Infrastructure and the Remaking of Asia offers a new understanding
of how technological innovation, geopolitical ambitions, and social
change converge and cross-fertilize one another through
infrastructure projects in Asia. This volume powerfully illustrates
the multifaceted connections between infrastructure and three
global paradigm shifts: climate change, digitalization, and China's
emergence as a superpower. Drawing on fine-grained analyses of
airports, highways, pipelines, and digital communication systems,
the book investigates infrastructure both "from above," as
perceived by experts and decision makers, and "from below," as
experienced by middlemen, laborers, and everyday users.
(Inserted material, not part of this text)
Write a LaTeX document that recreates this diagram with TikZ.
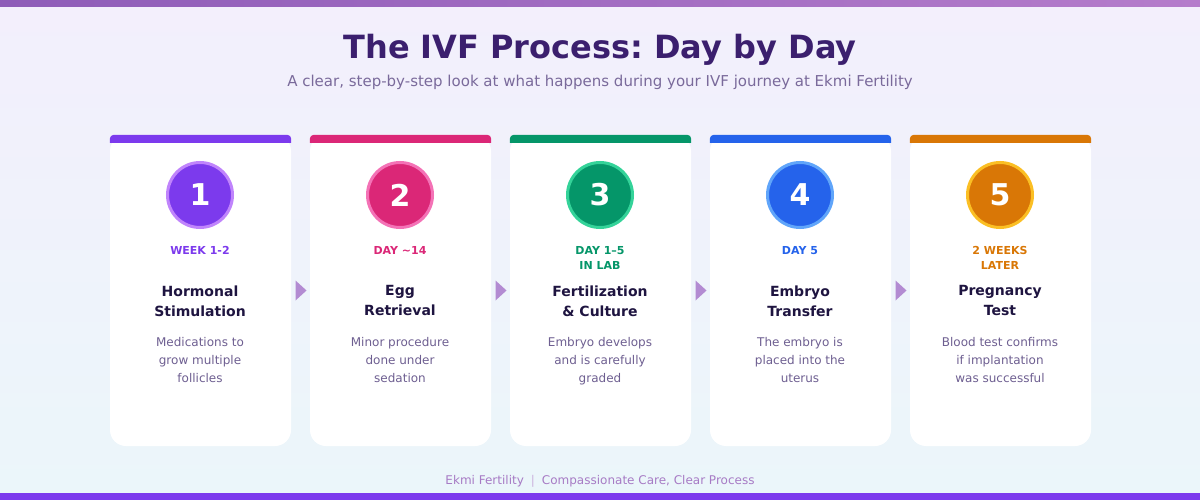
\documentclass[tikz,border=0pt]{standalone}
\usepackage{fontspec}
\setmainfont{DejaVu Sans}
\frenchspacing
\usetikzlibrary{calc}
\definecolor{bgtop}{HTML}{F3EFFC}
\definecolor{bgbot}{HTML}{EBF6FA}
\definecolor{barleft}{HTML}{8E5CB8}
\definecolor{barright}{HTML}{B57CCB}
\definecolor{barbottom}{HTML}{7C3AED}
\definecolor{titleink}{HTML}{3B1F6E}
\definecolor{subink}{HTML}{7A6A9B}
\definecolor{headink}{HTML}{1E1440}
\definecolor{descink}{HTML}{6E5F91}
\definecolor{footink}{HTML}{A77BC5}
\definecolor{arrowink}{HTML}{B38BD2}
\definecolor{stepA}{HTML}{7C3AED}
\definecolor{ringA}{HTML}{C084FC}
\definecolor{stepB}{HTML}{DB2777}
\definecolor{ringB}{HTML}{F472B6}
\definecolor{stepC}{HTML}{059669}
\definecolor{ringC}{HTML}{34D399}
\definecolor{stepD}{HTML}{2563EB}
\definecolor{ringD}{HTML}{60A5FA}
\definecolor{stepE}{HTML}{D97706}
\definecolor{ringE}{HTML}{FBBF24}
\begin{document}
\begin{tikzpicture}[x=1pt,y=-1pt,
  card/.style={fill=white, rounded corners=16, minimum width=181, minimum height=311, inner sep=0},
  numdisc/.style={circle, minimum size=65, inner sep=0, line width=3, text=white, font=\fontsize{30}{36}\selectfont\bfseries},
  daytext/.style={anchor=north, align=center, inner sep=0, font=\fontsize{11}{15}\selectfont\bfseries},
  headtext/.style={anchor=north, align=center, inner sep=0, text=headink, font=\fontsize{14}{20}\selectfont\bfseries, execute at begin node=\vphantom{Hl}},
  desctext/.style={anchor=north, align=center, inner sep=0, text=descink, font=\fontsize{12}{18}\selectfont, execute at begin node=\vphantom{Hl}}]
\useasboundingbox (0,0) rectangle (1200,500);
\shade[top color=bgtop, bottom color=bgbot] (0,0) rectangle (1200,500);
\shade[left color=barleft, right color=barright] (0,0) rectangle (1200,7);
\fill[barbottom] (0,493) rectangle (1200,500);

\node[text=titleink, font=\fontsize{32}{38}\selectfont\bfseries] (title) at (600,49.5) {The IVF Process: Day by Day};
\node[text=subink, font=\fontsize{15}{18}\selectfont] (subtitle) at (600,82) {A clear, step-by-step look at what happens during your IVF journey at Ekmi Fertility};

% cards
\node[card] (c1) at (200.5,290.5) {};
\node[card] (c2) at (400.5,290.5) {};
\node[card] (c3) at (600.5,290.5) {};
\node[card] (c4) at (800.5,290.5) {};
\node[card] (c5) at (1000.5,290.5) {};
\fill[stepA] ($(c1.north west)+(0,8)$) [rounded corners=4] -- (c1.north west) -- (c1.north east) [sharp corners] -- ($(c1.north east)+(0,8)$) -- cycle;
\fill[stepB] ($(c2.north west)+(0,8)$) [rounded corners=4] -- (c2.north west) -- (c2.north east) [sharp corners] -- ($(c2.north east)+(0,8)$) -- cycle;
\fill[stepC] ($(c3.north west)+(0,8)$) [rounded corners=4] -- (c3.north west) -- (c3.north east) [sharp corners] -- ($(c3.north east)+(0,8)$) -- cycle;
\fill[stepD] ($(c4.north west)+(0,8)$) [rounded corners=4] -- (c4.north west) -- (c4.north east) [sharp corners] -- ($(c4.north east)+(0,8)$) -- cycle;
\fill[stepE] ($(c5.north west)+(0,8)$) [rounded corners=4] -- (c5.north west) -- (c5.north east) [sharp corners] -- ($(c5.north east)+(0,8)$) -- cycle;

% step 1
\node[numdisc, fill=stepA, draw=ringA] (n1) at (200,195) {1};
\node[daytext, text=stepA] (d1) at (200,246) {WEEK 1-2};
\node[headtext] (h1) at (200,285.5) {Hormonal\\Stimulation};
\node[desctext] (t1) at (200,337) {Medications to\\grow multiple\\follicles};

% step 2
\node[numdisc, fill=stepB, draw=ringB] (n2) at (400,195) {2};
\node[daytext, text=stepB] (d2) at (400,246) {DAY \textasciitilde14};
\node[headtext] (h2) at (400,285.5) {Egg\\Retrieval};
\node[desctext] (t2) at (400,337) {Minor procedure\\done under\\sedation};

% step 3
\node[numdisc, fill=stepC, draw=ringC] (n3) at (600,195) {3};
\node[daytext, text=stepC] (d3) at (600,246) {DAY 1–5\\IN LAB};
\node[headtext] (h3) at (600,285.5) {Fertilization\\\& Culture};
\node[desctext] (t3) at (600,337) {Embryo develops\\and is carefully\\graded};

% step 4
\node[numdisc, fill=stepD, draw=ringD] (n4) at (800,195) {4};
\node[daytext, text=stepD] (d4) at (800,246) {DAY 5};
\node[headtext] (h4) at (800,285.5) {Embryo\\Transfer};
\node[desctext] (t4) at (800,337) {The embryo is\\placed into the\\uterus};

% step 5
\node[numdisc, fill=stepE, draw=ringE] (n5) at (1000,195) {5};
\node[daytext, text=stepE] (d5) at (1000,246) {2 WEEKS\\LATER};
\node[headtext] (h5) at (1000,285.5) {Pregnancy\\Test};
\node[desctext] (t5) at (1000,337) {Blood test confirms\\if implantation\\was successful};

% arrows between cards
\coordinate (m12) at ($(c1.east)!0.5!(c2.west)$);
\coordinate (m23) at ($(c2.east)!0.5!(c3.west)$);
\coordinate (m34) at ($(c3.east)!0.5!(c4.west)$);
\coordinate (m45) at ($(c4.east)!0.5!(c5.west)$);
\fill[arrowink] ($(m12)+(-5,-10)$) -- ($(m12)+(6,0)$) -- ($(m12)+(-5,10)$) -- cycle;
\fill[arrowink] ($(m23)+(-5,-10)$) -- ($(m23)+(6,0)$) -- ($(m23)+(-5,10)$) -- cycle;
\fill[arrowink] ($(m34)+(-5,-10)$) -- ($(m34)+(6,0)$) -- ($(m34)+(-5,10)$) -- cycle;
\fill[arrowink] ($(m45)+(-5,-10)$) -- ($(m45)+(6,0)$) -- ($(m45)+(-5,10)$) -- cycle;

\node[text=footink, font=\fontsize{12}{14}\selectfont] (footer) at (600,481) {Ekmi Fertility\hspace{7pt}{\color{footink!60}|}\hspace{7pt}Compassionate Care, Clear Process};
\end{tikzpicture}
\end{document}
In so
doing, it provides groundbreaking insights into infrastructure's
planning, production, and operation. Focusing on cities and regions
across Asia, the volume combines ten tightly interwoven case
studies, from the Bosphorus to Beijing and from the Indonesian
archipelago to the Arctic. Written by leading global infrastructure
experts in the fields of anthropology, architecture, geography,
history, science and technology studies, and urban planning, the
book establishes a dialogue between scholarly approaches to
infrastructure and the more operational perspective of the
professionals who design and build it. This multidisciplinary
method sheds light on the practitioners' mindset, while also
attending to the materiality and agency of the infrastructures that
they create. Infrastructure and the Remaking of Asia is conceived
as an act of translation: linking up related-yet thus far
disconnected-research across a variety of academic disciplines,
while making those insights accessible to a wider audience of
students, infrastructure professionals, and the general public.